IRENA estimates Bhutan has around 9 MW of non-hydro renewable energy generation capacity, with solar contributing less than 1 MW through scattered mini-grids and other off-grid installations.

The agency estimates Bhutan could host up to 12 GW of solar generation capacity and 760 MW of wind power despite its mountainous topography.

A report into the mountain kingdom produced by the agency highlights an unambitious six-year-old energy policy which envisages only 20 MW of non-hydro renewables capacity by 2025, with just 5 MW of it solar. Despite the small numbers, says IRENA, “rapid investments are needed to reach these levels by the target date”.

Blackouts

The agency is pushing for the policy to be updated in line with reduced solar and wind power costs. Although the nation has near-universal access to electricity, provision can be patchy. In 2017, according to the study, 58% of households surveyed had experienced one or more blackouts of at least an hour’s duration in the previous week.

To compound the problem, around 75% of the electricity generated by Bhutan’s hydropower facilities last year was exported. “With the construction of several projects in progress, and the strengthening of the transmission network, there is more potential for electricity exports,” the IRENA report stated.

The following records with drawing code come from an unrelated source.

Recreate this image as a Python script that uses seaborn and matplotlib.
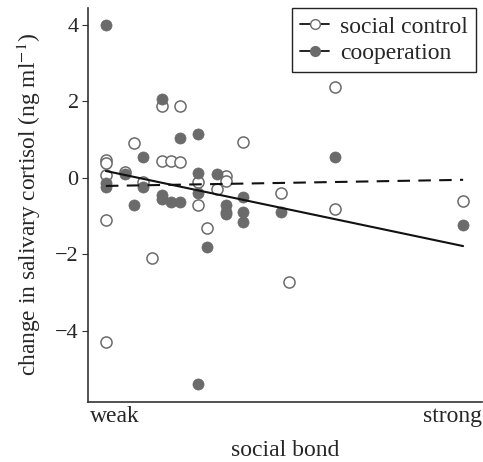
import matplotlib
matplotlib.use('Agg')
import pandas as pd
import seaborn as sns
import matplotlib.pyplot as plt
from matplotlib.lines import Line2D

# social bond strength (0 = weakest observed, 1 = strongest observed)
control_bond = [0.0, 0.0, 0.0, 0.0, 0.0, 0.053, 0.078, 0.103, 0.128, 0.156, 0.156,
                0.182, 0.207, 0.207, 0.257, 0.257, 0.282, 0.310, 0.335, 0.335,
                0.385, 0.489, 0.514, 0.642, 0.642, 1.0]
control_cort = [0.47, 0.40, 0.08, -1.11, -4.29, 0.15, 0.90, -0.12, -2.10, 1.88, 0.43,
                0.45, 0.42, 1.89, -0.11, -0.70, -1.30, -0.30, 0.06, -0.07,
                0.95, -0.40, -2.71, 2.38, -0.81, -0.60]

coop_bond = [0.0, 0.0, 0.0, 0.053, 0.078, 0.103, 0.103, 0.156, 0.156, 0.156,
             0.182, 0.207, 0.207, 0.257, 0.257, 0.257, 0.257, 0.282, 0.310,
             0.335, 0.335, 0.335, 0.385, 0.385, 0.385, 0.489, 0.642, 1.0]
coop_cort = [4.0, -0.14, -0.24, 0.10, -0.70, -0.23, 0.54, 2.05, -0.44, -0.56,
             -0.64, -0.62, 1.04, 1.15, 0.14, -0.40, -5.39, -1.81, 0.10,
             -0.70, -0.88, -0.95, -0.49, -0.90, -1.16, -0.90, 0.54, -1.24]

# model fits
fit_bond = [0.0, 1.0]
fit_control = [-0.21, -0.05]
fit_coop = [0.18, -1.78]

sns.set_style('ticks')
plt.rcParams['font.family'] = ['Liberation Serif', 'DejaVu Serif']
plt.rcParams['mathtext.fontset'] = 'stix'

grey = '#6b6b6b'
fig = plt.figure(figsize=(4.83, 4.62), dpi=100)
ax = fig.add_axes([0.183, 0.130, 0.815, 0.853])

sns.scatterplot(x=control_bond, y=control_cort, ax=ax, s=64, color='white',
                edgecolor=grey, linewidth=1.1, zorder=2)
sns.scatterplot(x=coop_bond, y=coop_cort, ax=ax, s=64, color=grey,
                edgecolor=grey, linewidth=0.5, zorder=2)
sns.lineplot(x=fit_bond, y=fit_control, ax=ax, color='#111111', lw=1.5,
             zorder=3).lines[-1].set_dashes([6, 4])
sns.lineplot(x=fit_bond, y=fit_coop, ax=ax, color='#111111', lw=1.5, zorder=3)

ax.set_xlim(-0.049, 1.053)
ax.set_ylim(-5.85, 4.44)
ax.set_yticks([-4, -2, 0, 2, 4])
ax.set_xticks([0.025, 0.97])
ax.set_xticklabels(['weak', 'strong'])
ax.tick_params(axis='x', length=0, labelsize=17, pad=3)
ax.tick_params(axis='y', length=4, labelsize=16, pad=3, color='#333333')
ax.set_xlabel('social bond', fontsize=17, labelpad=9)
ax.set_ylabel('change in salivary cortisol (ng ml$^{-1}$)', fontsize=16.8, labelpad=9)
for side in ['top', 'right']:
    ax.spines[side].set_visible(False)
for side in ['left', 'bottom']:
    ax.spines[side].set_color('#333333')
    ax.spines[side].set_linewidth(1.2)

handles = [
    Line2D([], [], color='#111111', lw=1.3, marker='o', markersize=7,
           markerfacecolor='white', markeredgecolor=grey),
    Line2D([], [], color='#111111', lw=1.3, marker='o', markersize=7,
           markerfacecolor=grey, markeredgecolor=grey),
]
leg = ax.legend(handles, ['social control', 'cooperation'], loc='upper right',
                bbox_to_anchor=(0.985, 1.0), fontsize=17, frameon=True,
                fancybox=False, edgecolor='#222222', framealpha=1,
                handlelength=1.25, handletextpad=0.45, borderpad=0.35,
                borderaxespad=0.0, labelspacing=0.2)
leg.get_frame().set_linewidth(1.0)

fig.savefig('out.png', dpi=100)
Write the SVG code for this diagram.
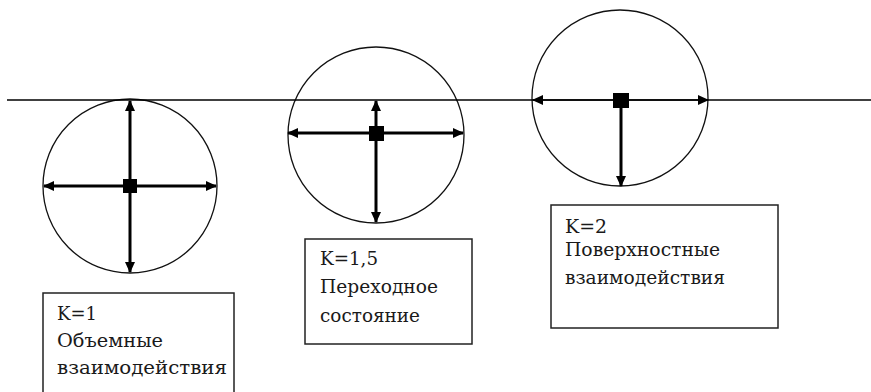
<svg xmlns="http://www.w3.org/2000/svg" width="871" height="392" viewBox="0 0 871 392">
<style>
.c{fill:none;stroke:#111;stroke-width:1.3}
.b{fill:#fff;stroke:#222;stroke-width:1.5}
.a{stroke:#000;stroke-width:3;fill:none}
.t{stroke:#000;stroke-width:1.5;fill:none}
.sq{fill:#000}
.tx{font-family:'DejaVu Serif','Liberation Serif',serif;font-size:18px;fill:#1a1a1a}
</style>
<defs>
<marker id="ah" markerUnits="userSpaceOnUse" markerWidth="11" markerHeight="10" refX="10" refY="5" orient="auto">
<path d="M0,0 L11,5 L0,10 Z" fill="#000"/>
</marker>
</defs>
<rect width="871" height="392" fill="#fff"/>
<g id="circle1"><circle class="c" cx="130" cy="186" r="87"/><rect class="sq" x="123" y="179" width="14" height="14"/></g>
<g id="circle2"><circle class="c" cx="376" cy="135" r="88"/><rect class="sq" x="369" y="126" width="15" height="15"/></g>
<g id="circle3"><circle class="c" cx="620" cy="98" r="88"/><rect class="sq" x="613" y="93" width="16" height="15"/></g>
<g id="connectors">
<line class="t" x1="7" y1="100" x2="871" y2="100"/>
<line class="a" x1="130" y1="186" x2="130" y2="101" marker-end="url(#ah)"/>
<line class="a" x1="130" y1="186" x2="130" y2="272" marker-end="url(#ah)"/>
<line class="a" x1="130" y1="186" x2="44" y2="186" marker-end="url(#ah)"/>
<line class="a" x1="130" y1="186" x2="216" y2="186" marker-end="url(#ah)"/>
<line class="a" x1="376" y1="133" x2="376" y2="101" marker-end="url(#ah)"/>
<line class="a" x1="376" y1="133" x2="376" y2="222" marker-end="url(#ah)"/>
<line class="a" x1="376" y1="133" x2="288" y2="133" marker-end="url(#ah)"/>
<line class="a" x1="376" y1="133" x2="463" y2="133" marker-end="url(#ah)"/>
<line class="t" x1="621" y1="100" x2="533" y2="100" marker-end="url(#ah)"/>
<line class="t" x1="621" y1="100" x2="708" y2="100" marker-end="url(#ah)"/>
<line class="a" x1="621" y1="100" x2="621" y2="186" marker-end="url(#ah)"/>
</g>
<g id="box1" class="tx"><rect class="b" x="43" y="293" width="191" height="110"/>
<text x="57" y="320" textLength="40" lengthAdjust="spacingAndGlyphs">K=1</text>
<text x="57" y="347" textLength="106" lengthAdjust="spacingAndGlyphs">Объемные</text>
<text x="57" y="374" textLength="170" lengthAdjust="spacingAndGlyphs">взаимодействия</text></g>
<g id="box2" class="tx"><rect class="b" x="305" y="239" width="167" height="105"/>
<text x="320" y="265" textLength="58" lengthAdjust="spacingAndGlyphs">K=1,5</text>
<text x="320" y="293" textLength="118" lengthAdjust="spacingAndGlyphs">Переходное</text>
<text x="320" y="322" textLength="100" lengthAdjust="spacingAndGlyphs">состояние</text></g>
<g id="box3" class="tx"><rect class="b" x="551" y="205" width="227" height="123"/>
<text x="565" y="233" textLength="42" lengthAdjust="spacingAndGlyphs">K=2</text>
<text x="565" y="256" textLength="155" lengthAdjust="spacingAndGlyphs">Поверхностные</text>
<text x="565" y="284" textLength="160" lengthAdjust="spacingAndGlyphs">взаимодействия</text></g>
</svg>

Bhutan is believed to have high solar radiation levels although exact figures can be difficult to quantify as the mountainous terrain of the kingdom makes accurate satellite measurements difficult.

The IRENA report makes a string of suggestions for the government of Bhutan, including incentivizing mini-grids, improving its energy regulatory framework, setting clean energy technology targets, mobilizing a Renewable Energy Development Fund and supporting electromobility and renewable power for heating.